Sao Nicolau 16:34.14N 24:21.64W
Serenity of Swanwick
Phil and Sarah Tadd
Sat 19 Dec 2015 18:27
After a very windy night off Santa Luzia we set out for Sao Nicolau expecting the wind to ease as we left the island. It did but increased again as we passed each of the next two, Ilheu Branco and Ilheu Raso both uninhabited and nature reserves where landing is by permit only. These winds appear to be like the acceleration zones in the Canaries but don't just blow round the ends they blow down off the hills as well. As we approached the channel between Raso and Sao Nicolau we had the cruising chute up in light wind but then saw us changing right down to 3 reefs and a scrap of headsail to cope with 30 Knots easing down to nothing as we approached Tarrafal where we anchored.

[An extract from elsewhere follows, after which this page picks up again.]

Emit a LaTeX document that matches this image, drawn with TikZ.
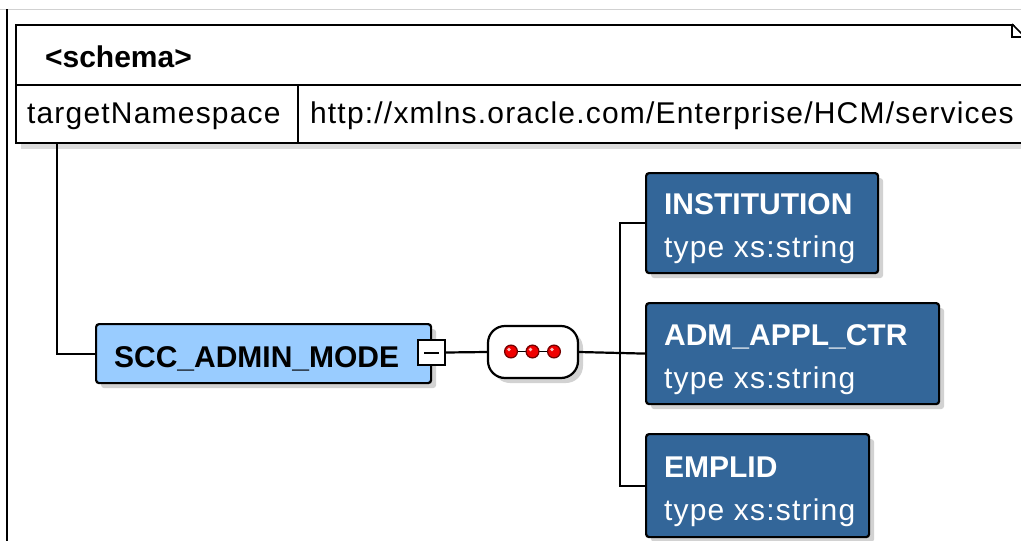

Tarrafal is a small town which started to be developed as a sport fishing resort until recession hit and building on that project stopped. The town still looks like a building site as there are buildings in various states all over, Apparently people who emigrate to find work have houses built here for when they return. Some are very well finished and painted whereas others are rough concrete blocks. It is the main port for Sao Nicolau and has a regular ferry service and visits from inter island cargo vessels. The ‘fishing harbour’, and fish market alongside and merging with the port, is where we land and leave the dinghy, guarded by young boys for 100CVE, about 70p.

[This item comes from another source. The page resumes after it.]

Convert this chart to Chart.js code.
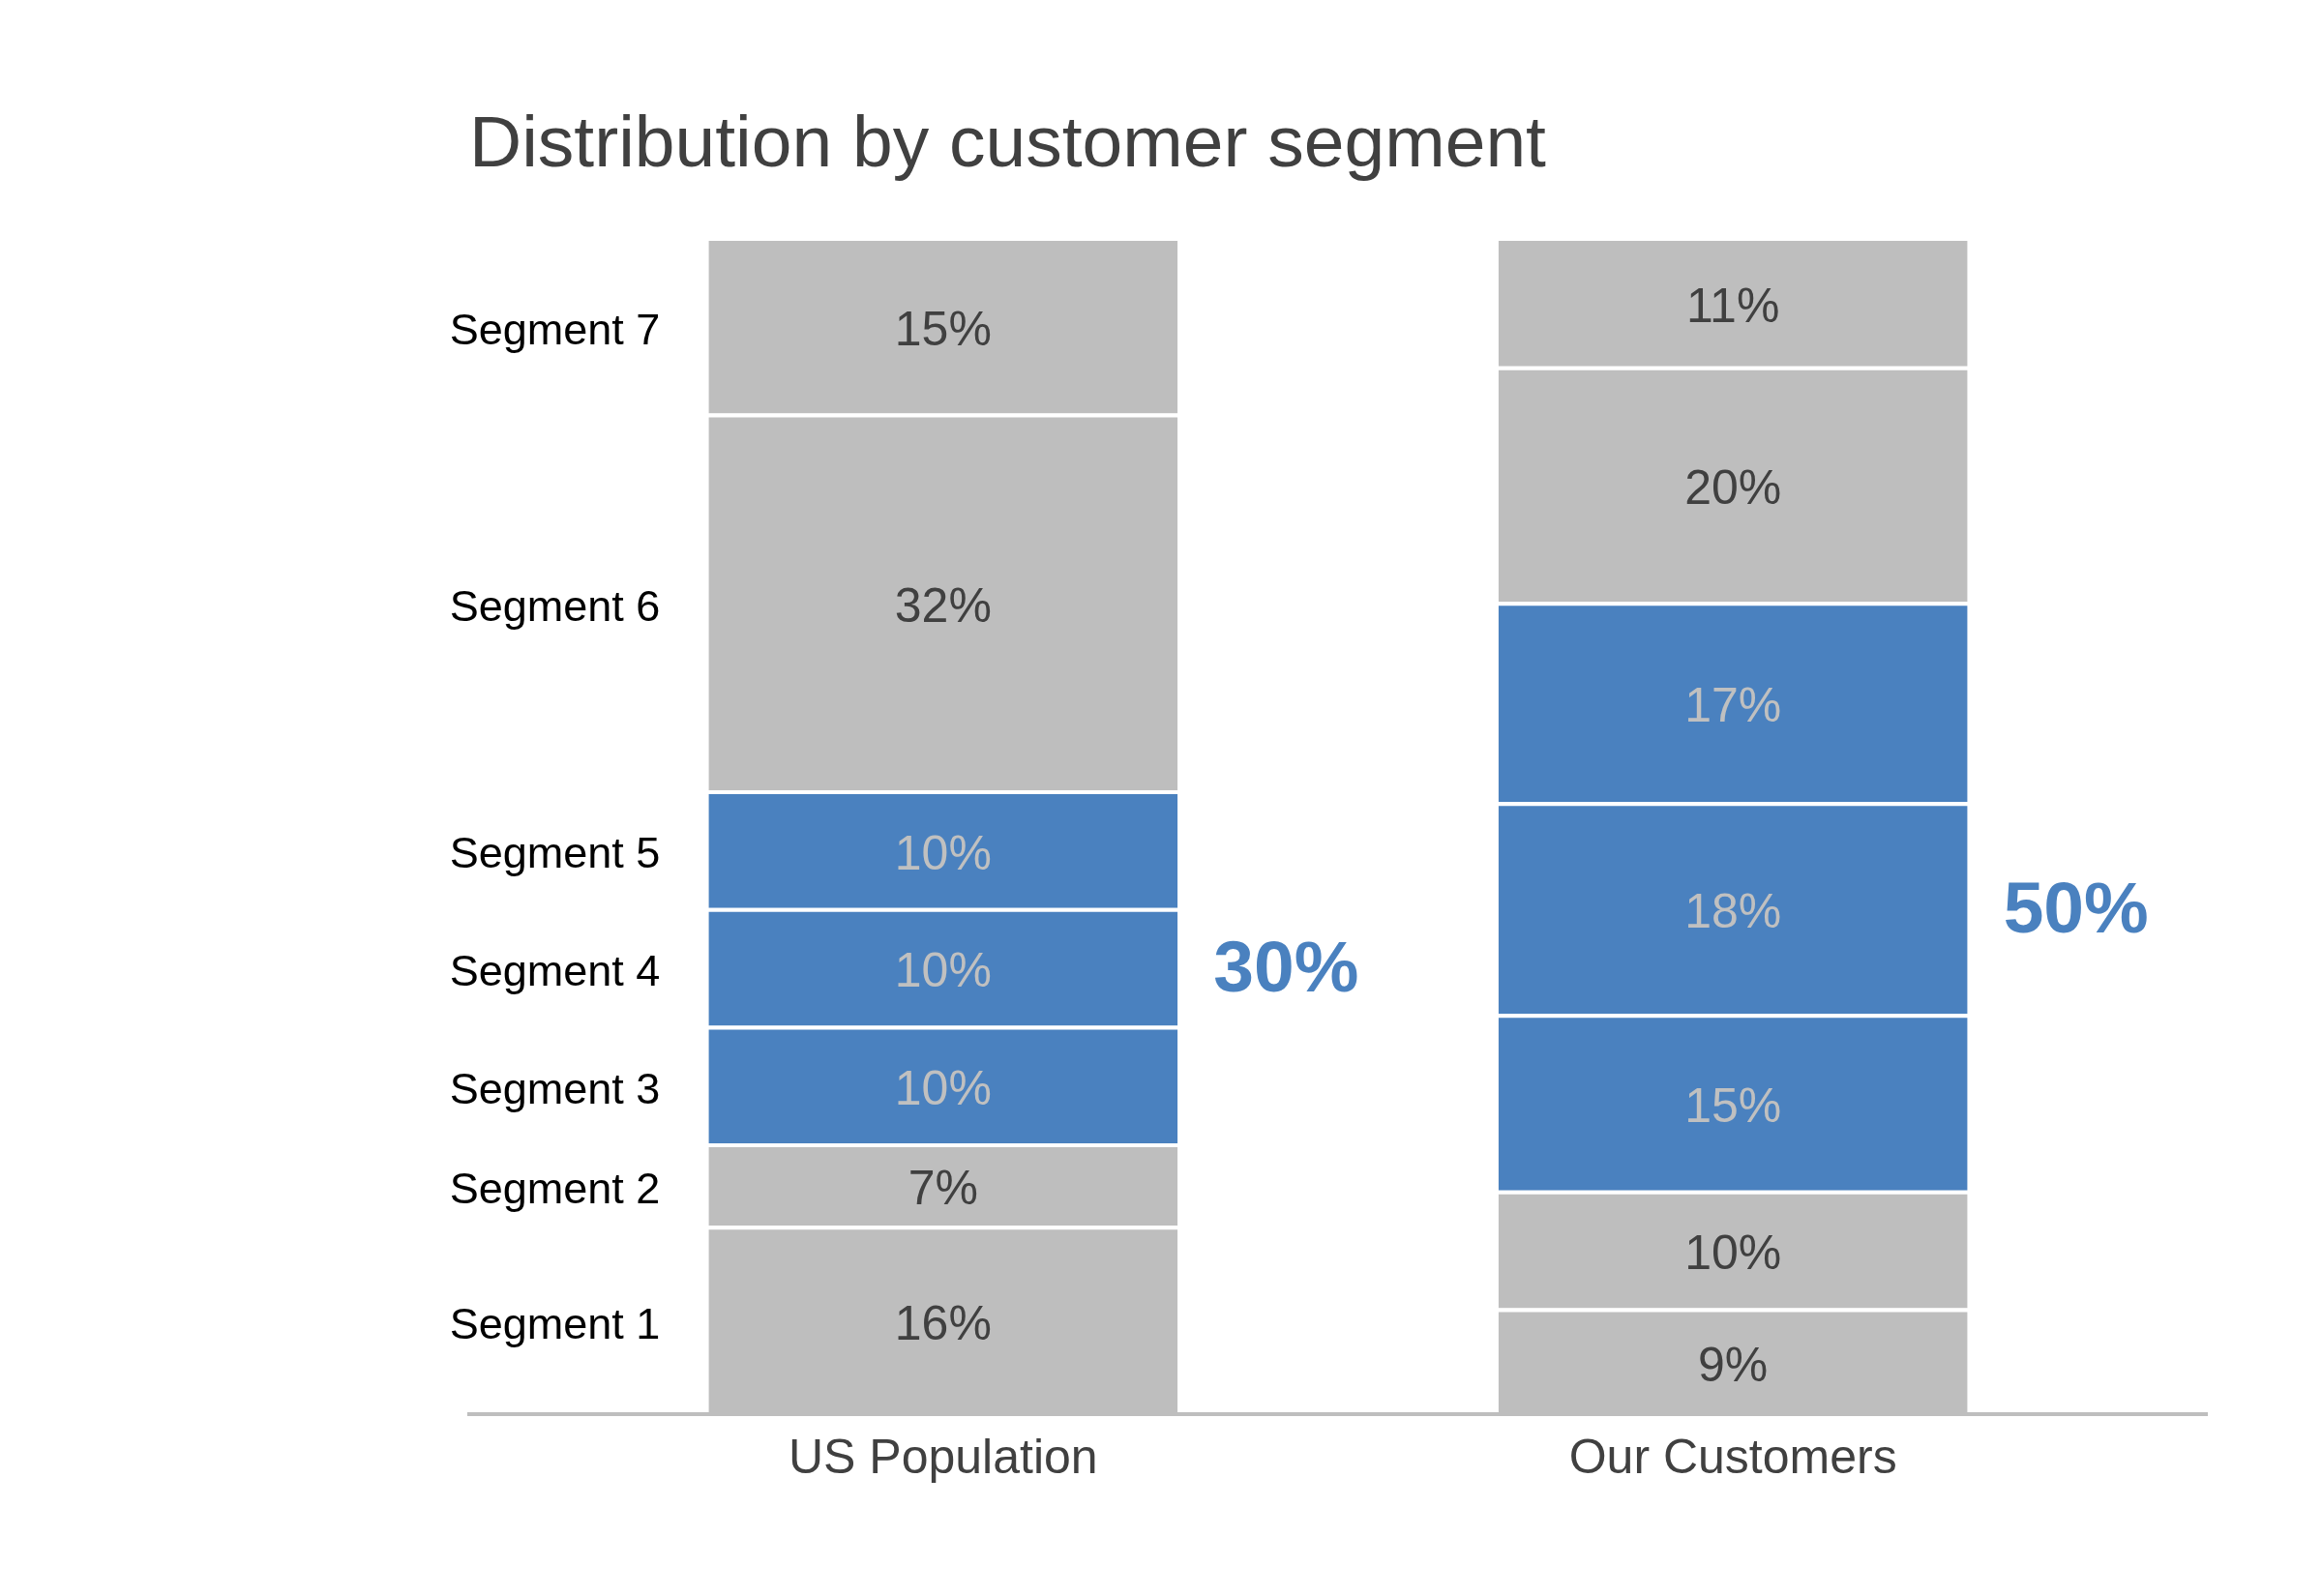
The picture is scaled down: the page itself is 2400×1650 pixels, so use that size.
<!DOCTYPE html>
<html>
<head>
<meta charset="utf-8">
<script src="https://cdn.jsdelivr.net/npm/chart.js@4"></script>
<style>
  html, body { margin: 0; padding: 0; background: #ffffff; }
  #wrap { width: 2400px; height: 1650px; position: relative; }
</style>
</head>
<body>
<div id="wrap"><canvas id="c" width="2400" height="1650"></canvas></div>
<script>
// ---- data ----
const categories = ['US Population', 'Our Customers'];
const segments = ['Segment 1', 'Segment 2', 'Segment 3', 'Segment 4', 'Segment 5', 'Segment 6', 'Segment 7'];
const usPopulation = [16, 7, 10, 10, 10, 32, 15];
const ourCustomers = [9, 10, 15, 18, 17, 20, 11];
const highlighted = [false, false, true, true, true, false, false];
const highlightTotals = ['30%', '50%'];
const titleText = 'Distribution by customer segment';

// ---- style ----
const GRAY = '#bebebe';
const BLUE = '#4a81bf';
const DARK = '#404040';
const FONT = '"Liberation Sans", Arial, Helvetica, sans-serif';

const seriesByCat = [usPopulation, ourCustomers];

const datasets = segments.map((seg, s) => ({
  label: seg,
  data: categories.map((c, i) => ({ x: i, y: seriesByCat[i][s] })),
  backgroundColor: highlighted[s] ? BLUE : GRAY,
  borderColor: '#ffffff',
  borderWidth: { top: 4, bottom: 0, left: 0, right: 0 },
  borderSkipped: false,
  barPercentage: 0.594,
  categoryPercentage: 1.0
}));

const TEXT_DY = 7;
const TOTAL_DY = 5;

const labelPlugin = {
  id: 'labels',
  afterDatasetsDraw(chart) {
    const ctx = chart.ctx;
    ctx.save();
    // values inside segments
    chart.data.datasets.forEach((ds, s) => {
      const meta = chart.getDatasetMeta(s);
      meta.data.forEach((bar, i) => {
        const yc = (bar.y + bar.base) / 2 + TEXT_DY;
        ctx.font = '50px ' + FONT;
        ctx.textAlign = 'center';
        ctx.textBaseline = 'middle';
        ctx.fillStyle = highlighted[s] ? '#c0c0c0' : DARK;
        ctx.fillText(seriesByCat[i][s] + '%', bar.x, yc);
      });
    });
    // segment names next to the first bar
    const firstIdx = 0;
    chart.data.datasets.forEach((ds, s) => {
      const bar = chart.getDatasetMeta(s).data[firstIdx];
      const yc = (bar.y + bar.base) / 2 + TEXT_DY;
      ctx.font = '45px ' + FONT;
      ctx.textAlign = 'right';
      ctx.textBaseline = 'middle';
      ctx.fillStyle = '#000000';
      ctx.fillText(segments[s], bar.x - bar.width / 2 - 50, yc);
    });
    // highlighted totals, aligned with segment 4
    const midSeg = 3;
    categories.forEach((c, i) => {
      const bar = chart.getDatasetMeta(midSeg).data[i];
      const yc = (bar.y + bar.base) / 2 + TOTAL_DY;
      ctx.font = 'bold 75px ' + FONT;
      ctx.textAlign = 'left';
      ctx.textBaseline = 'middle';
      ctx.fillStyle = BLUE;
      ctx.fillText(highlightTotals[i], bar.x + bar.width / 2 + 37, yc);
    });
    ctx.restore();
  }
};

new Chart(document.getElementById('c'), {
  type: 'bar',
  data: { datasets },
  options: {
    responsive: false,
    animation: false,
    layout: { padding: { top: 0, left: 485, right: 119, bottom: 68 } },
    plugins: {
      legend: { display: false },
      tooltip: { enabled: false },
      title: {
        display: true,
        text: titleText,
        align: 'start',
        fullSize: false,
        color: DARK,
        font: { family: FONT, size: 75, weight: 'normal', lineHeight: 1.2 },
        padding: { top: 106, bottom: 49 }
      }
    },
    scales: {
      x: {
        type: 'linear',
        stacked: true,
        offset: false,
        min: -0.6,
        max: 1.6,
        afterBuildTicks: (scale) => { scale.ticks = categories.map((c, i) => ({ value: i })); },
        afterFit: (scale) => { scale.height = 120; },
        grid: { display: false, drawTicks: false, offset: false },
        border: { display: true, color: GRAY, width: 4 },
        ticks: {
          padding: 17,
          color: DARK,
          font: { family: FONT, size: 50, lineHeight: 1.2 },
          autoSkip: false,
          maxRotation: 0,
          callback: (v) => categories[v] !== undefined ? categories[v] : ''
        }
      },
      y: {
        stacked: true,
        min: 0,
        max: 100,
        display: false
      }
    }
  },
  plugins: [labelPlugin]
});
</script>
</body>
</html>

The boys will do other jobs for a few CVE, one took me to the Gas cylinder exchange this morning, carried the bottle, told the lady what we wanted and then searched the bottles for a full one. It would have taken me longer on my own so he deserved his tip. Camping Gas refill 370CVE, about £2.50. why does it cost in excess of £25 in England?
It has been very windy here as well, up to 25 knots on our first night, and although the anchor seemed to be holding alright we put out a second anchor the next day. Sarah swam out with snorkel & googles to check on them and could see them clearly 9 meters down and well dug in to the sand.
Last night, Saturday, there was very pleasant classical guitar being played somewhere in town and we could sit on the boat and listen. Tonight apparently its a ‘Car Wash’ Party, somewhat more noisy.
Today we have been up the highest mountain here, a very pleasant walk from the road on the south side through a dry volcanic landscape, around to a deserted village then up to a col on the edge of the crater and finally down through Tropical forest and cultivation on the north side. We were led by a very pleasant local man, Toi, who has set himself up in business arranging and guiding tours on the island. The day cost us around £50 and gave us more insight into the island and its people than ‘doing it ourselves’, and allowed us to travel around and see the capital town as well.